**EXERCISE DESCRIPTION**: Show every line that has the string "with" in it.

** Start DATASET ENTRIES **

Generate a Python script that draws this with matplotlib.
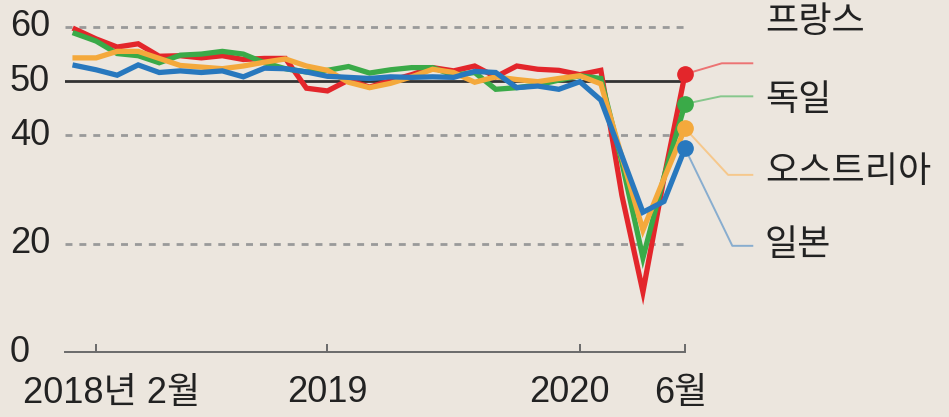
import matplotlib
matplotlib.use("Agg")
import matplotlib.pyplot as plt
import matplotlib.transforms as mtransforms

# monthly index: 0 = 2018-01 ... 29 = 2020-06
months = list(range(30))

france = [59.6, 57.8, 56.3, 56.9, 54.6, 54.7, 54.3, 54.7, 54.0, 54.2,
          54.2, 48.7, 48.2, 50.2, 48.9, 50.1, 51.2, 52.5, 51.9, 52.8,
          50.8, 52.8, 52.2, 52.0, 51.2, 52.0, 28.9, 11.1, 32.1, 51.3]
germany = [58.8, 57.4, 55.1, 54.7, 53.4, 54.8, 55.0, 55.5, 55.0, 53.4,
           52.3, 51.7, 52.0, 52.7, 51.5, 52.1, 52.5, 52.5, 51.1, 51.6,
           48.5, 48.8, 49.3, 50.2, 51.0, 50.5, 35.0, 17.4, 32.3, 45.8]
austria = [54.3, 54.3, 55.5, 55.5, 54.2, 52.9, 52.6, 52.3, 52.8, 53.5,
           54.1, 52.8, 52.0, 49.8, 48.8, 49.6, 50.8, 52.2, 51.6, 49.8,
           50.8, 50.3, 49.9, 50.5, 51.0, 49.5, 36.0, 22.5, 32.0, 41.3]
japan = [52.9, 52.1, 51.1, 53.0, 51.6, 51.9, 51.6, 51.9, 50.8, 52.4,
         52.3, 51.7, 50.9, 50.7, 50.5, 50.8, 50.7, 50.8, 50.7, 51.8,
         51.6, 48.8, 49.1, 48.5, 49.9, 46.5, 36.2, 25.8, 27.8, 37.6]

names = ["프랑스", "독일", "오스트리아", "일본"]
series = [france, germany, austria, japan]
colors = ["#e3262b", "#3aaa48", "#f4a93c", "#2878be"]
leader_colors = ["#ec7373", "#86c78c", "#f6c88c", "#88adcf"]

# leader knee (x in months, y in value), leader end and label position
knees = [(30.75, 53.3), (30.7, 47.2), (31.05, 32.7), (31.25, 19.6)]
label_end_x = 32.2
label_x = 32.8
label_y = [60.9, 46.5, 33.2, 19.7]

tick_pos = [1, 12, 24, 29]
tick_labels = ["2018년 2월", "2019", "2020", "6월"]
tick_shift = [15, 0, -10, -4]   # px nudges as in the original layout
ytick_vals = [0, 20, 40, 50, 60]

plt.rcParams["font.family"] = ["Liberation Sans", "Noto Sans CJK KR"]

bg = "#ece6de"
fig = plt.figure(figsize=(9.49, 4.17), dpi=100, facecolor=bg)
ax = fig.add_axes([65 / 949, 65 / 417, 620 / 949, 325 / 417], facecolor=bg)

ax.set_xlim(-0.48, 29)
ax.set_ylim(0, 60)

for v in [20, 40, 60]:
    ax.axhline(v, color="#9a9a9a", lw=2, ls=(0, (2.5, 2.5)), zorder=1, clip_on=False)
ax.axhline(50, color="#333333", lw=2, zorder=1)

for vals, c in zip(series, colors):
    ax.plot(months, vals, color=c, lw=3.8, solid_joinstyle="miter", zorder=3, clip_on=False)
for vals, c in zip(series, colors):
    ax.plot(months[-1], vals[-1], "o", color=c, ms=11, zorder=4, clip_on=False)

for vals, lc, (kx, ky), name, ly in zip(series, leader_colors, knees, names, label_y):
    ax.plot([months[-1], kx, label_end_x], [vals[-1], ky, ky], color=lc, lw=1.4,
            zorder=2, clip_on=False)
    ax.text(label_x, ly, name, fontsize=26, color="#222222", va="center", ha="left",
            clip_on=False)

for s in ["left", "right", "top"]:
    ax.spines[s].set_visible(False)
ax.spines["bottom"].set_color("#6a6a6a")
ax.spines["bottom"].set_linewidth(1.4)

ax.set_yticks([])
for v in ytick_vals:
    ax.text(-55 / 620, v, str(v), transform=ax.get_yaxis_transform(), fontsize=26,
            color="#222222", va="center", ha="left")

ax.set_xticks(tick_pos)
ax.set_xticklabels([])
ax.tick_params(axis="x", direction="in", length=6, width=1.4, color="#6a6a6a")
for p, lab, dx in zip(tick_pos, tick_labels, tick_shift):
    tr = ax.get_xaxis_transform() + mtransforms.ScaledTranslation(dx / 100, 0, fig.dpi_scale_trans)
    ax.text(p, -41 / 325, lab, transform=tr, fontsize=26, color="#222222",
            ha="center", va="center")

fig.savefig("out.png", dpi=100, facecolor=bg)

** End DATASET ENTRIES **
** Start DATASET ENTRIES **

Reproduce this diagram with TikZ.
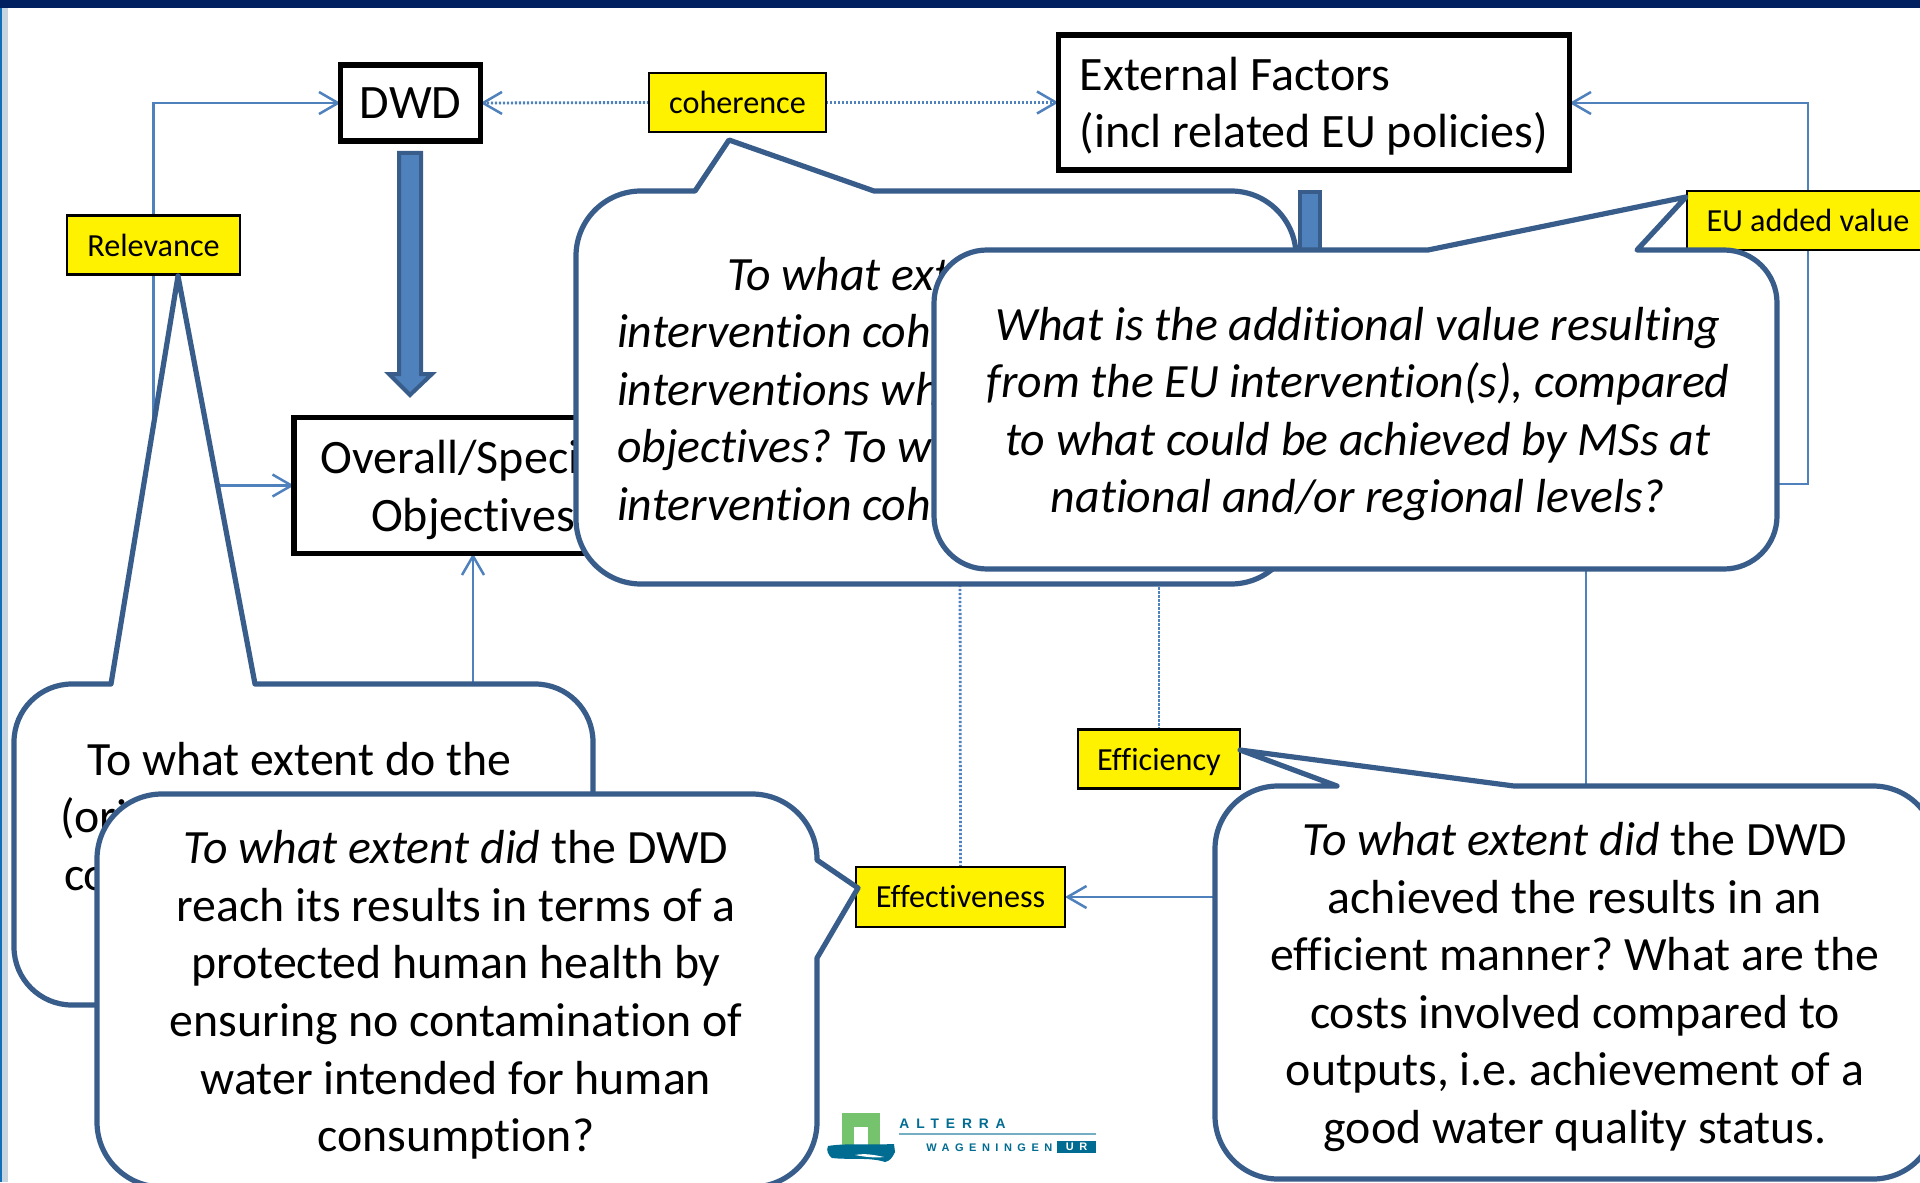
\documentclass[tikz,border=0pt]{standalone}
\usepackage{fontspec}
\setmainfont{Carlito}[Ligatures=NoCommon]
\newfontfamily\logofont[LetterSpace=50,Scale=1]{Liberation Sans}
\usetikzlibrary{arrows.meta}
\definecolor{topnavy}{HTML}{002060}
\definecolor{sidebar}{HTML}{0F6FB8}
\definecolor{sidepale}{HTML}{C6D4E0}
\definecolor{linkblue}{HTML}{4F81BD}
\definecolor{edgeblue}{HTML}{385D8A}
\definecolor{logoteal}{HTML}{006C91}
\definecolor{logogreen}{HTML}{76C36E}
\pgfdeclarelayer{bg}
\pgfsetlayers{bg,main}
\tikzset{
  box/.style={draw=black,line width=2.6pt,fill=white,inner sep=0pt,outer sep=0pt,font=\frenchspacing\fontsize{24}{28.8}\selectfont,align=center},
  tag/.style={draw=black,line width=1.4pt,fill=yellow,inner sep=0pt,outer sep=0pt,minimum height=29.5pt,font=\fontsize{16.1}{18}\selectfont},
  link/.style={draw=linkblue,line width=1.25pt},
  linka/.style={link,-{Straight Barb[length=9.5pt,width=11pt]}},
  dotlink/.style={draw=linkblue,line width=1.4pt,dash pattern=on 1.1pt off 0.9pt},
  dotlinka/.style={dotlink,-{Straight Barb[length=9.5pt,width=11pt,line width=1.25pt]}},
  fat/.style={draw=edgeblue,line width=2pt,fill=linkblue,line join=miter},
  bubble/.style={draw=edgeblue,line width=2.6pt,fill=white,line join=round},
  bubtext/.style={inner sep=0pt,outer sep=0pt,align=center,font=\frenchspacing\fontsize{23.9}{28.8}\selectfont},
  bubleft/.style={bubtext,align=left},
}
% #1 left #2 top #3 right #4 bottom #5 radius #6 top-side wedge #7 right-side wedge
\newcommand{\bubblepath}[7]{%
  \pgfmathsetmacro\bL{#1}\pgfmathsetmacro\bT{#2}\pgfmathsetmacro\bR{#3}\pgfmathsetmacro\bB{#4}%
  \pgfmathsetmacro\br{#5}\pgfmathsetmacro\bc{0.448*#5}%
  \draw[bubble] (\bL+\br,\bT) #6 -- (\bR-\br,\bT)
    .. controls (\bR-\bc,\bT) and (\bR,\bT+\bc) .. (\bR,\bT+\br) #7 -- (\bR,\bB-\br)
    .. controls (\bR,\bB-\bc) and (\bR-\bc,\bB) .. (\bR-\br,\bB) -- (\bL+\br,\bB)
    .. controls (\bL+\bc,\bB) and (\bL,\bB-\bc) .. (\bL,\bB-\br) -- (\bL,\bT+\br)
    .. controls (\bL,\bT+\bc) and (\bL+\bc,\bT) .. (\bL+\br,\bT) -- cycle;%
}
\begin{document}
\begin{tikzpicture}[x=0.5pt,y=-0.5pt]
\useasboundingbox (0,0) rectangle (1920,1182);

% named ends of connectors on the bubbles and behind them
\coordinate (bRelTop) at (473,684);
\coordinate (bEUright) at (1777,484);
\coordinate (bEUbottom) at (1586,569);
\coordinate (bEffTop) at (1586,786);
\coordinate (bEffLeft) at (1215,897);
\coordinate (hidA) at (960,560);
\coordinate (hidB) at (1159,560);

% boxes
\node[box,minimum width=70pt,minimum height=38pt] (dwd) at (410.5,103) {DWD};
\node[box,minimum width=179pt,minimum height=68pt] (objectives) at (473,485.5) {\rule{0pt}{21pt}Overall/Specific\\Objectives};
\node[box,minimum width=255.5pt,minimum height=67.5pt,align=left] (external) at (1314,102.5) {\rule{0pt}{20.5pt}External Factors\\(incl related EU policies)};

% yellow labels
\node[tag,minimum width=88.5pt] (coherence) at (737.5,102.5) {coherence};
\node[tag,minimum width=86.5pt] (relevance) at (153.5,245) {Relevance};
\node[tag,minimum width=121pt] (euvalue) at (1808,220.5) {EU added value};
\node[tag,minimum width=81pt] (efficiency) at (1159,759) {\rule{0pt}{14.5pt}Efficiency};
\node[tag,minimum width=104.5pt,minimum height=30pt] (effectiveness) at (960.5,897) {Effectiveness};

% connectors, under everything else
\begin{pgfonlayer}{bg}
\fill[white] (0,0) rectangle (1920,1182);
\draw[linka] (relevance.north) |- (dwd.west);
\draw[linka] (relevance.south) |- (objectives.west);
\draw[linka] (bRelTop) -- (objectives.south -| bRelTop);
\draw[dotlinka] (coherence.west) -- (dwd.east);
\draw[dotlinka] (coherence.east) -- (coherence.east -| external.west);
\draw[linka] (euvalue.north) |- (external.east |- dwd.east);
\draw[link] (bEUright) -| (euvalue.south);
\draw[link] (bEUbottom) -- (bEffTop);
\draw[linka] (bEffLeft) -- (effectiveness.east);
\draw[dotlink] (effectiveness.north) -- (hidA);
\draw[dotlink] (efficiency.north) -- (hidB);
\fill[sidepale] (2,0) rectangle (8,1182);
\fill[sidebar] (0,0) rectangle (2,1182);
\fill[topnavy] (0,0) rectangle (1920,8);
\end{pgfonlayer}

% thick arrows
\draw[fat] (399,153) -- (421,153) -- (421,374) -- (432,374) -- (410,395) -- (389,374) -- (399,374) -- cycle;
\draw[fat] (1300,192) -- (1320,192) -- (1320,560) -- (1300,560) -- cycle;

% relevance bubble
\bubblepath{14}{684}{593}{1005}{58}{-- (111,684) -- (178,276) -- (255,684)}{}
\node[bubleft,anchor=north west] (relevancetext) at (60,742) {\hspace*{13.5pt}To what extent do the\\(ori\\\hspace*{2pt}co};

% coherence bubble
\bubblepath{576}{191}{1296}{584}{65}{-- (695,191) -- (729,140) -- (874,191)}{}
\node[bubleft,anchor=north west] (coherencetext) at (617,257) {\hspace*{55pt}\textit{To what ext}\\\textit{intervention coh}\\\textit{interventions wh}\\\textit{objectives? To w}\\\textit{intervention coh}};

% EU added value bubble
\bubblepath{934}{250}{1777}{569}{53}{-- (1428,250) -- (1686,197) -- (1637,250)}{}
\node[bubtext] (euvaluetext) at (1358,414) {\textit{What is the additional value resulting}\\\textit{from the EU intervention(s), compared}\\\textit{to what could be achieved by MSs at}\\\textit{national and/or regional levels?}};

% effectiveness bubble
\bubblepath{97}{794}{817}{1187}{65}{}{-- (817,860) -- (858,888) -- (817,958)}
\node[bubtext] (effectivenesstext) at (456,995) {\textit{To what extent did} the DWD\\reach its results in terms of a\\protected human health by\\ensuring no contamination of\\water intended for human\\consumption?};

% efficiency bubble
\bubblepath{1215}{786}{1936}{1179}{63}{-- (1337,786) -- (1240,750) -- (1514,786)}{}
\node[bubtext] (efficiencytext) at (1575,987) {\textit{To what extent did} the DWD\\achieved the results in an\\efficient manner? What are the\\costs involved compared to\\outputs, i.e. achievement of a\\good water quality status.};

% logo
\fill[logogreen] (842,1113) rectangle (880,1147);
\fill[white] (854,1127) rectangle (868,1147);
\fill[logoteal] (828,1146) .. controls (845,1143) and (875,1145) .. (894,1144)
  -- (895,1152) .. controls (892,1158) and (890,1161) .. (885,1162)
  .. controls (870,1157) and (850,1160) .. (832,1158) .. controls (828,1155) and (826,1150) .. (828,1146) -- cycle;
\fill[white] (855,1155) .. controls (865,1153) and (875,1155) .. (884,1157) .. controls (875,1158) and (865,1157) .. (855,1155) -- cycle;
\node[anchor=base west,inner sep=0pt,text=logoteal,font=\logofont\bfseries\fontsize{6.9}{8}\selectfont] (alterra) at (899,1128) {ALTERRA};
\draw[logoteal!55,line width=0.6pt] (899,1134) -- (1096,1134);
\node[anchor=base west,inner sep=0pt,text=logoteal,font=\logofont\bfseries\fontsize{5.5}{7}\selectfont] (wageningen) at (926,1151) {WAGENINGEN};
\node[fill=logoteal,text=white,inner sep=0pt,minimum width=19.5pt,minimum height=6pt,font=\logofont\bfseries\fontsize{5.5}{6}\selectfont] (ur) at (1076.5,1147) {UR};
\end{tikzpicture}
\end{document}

** End DATASET ENTRIES **

**THE OUTPUT**:
Generate a Python script that draws this with matplotlib.
Reproduce this diagram with TikZ.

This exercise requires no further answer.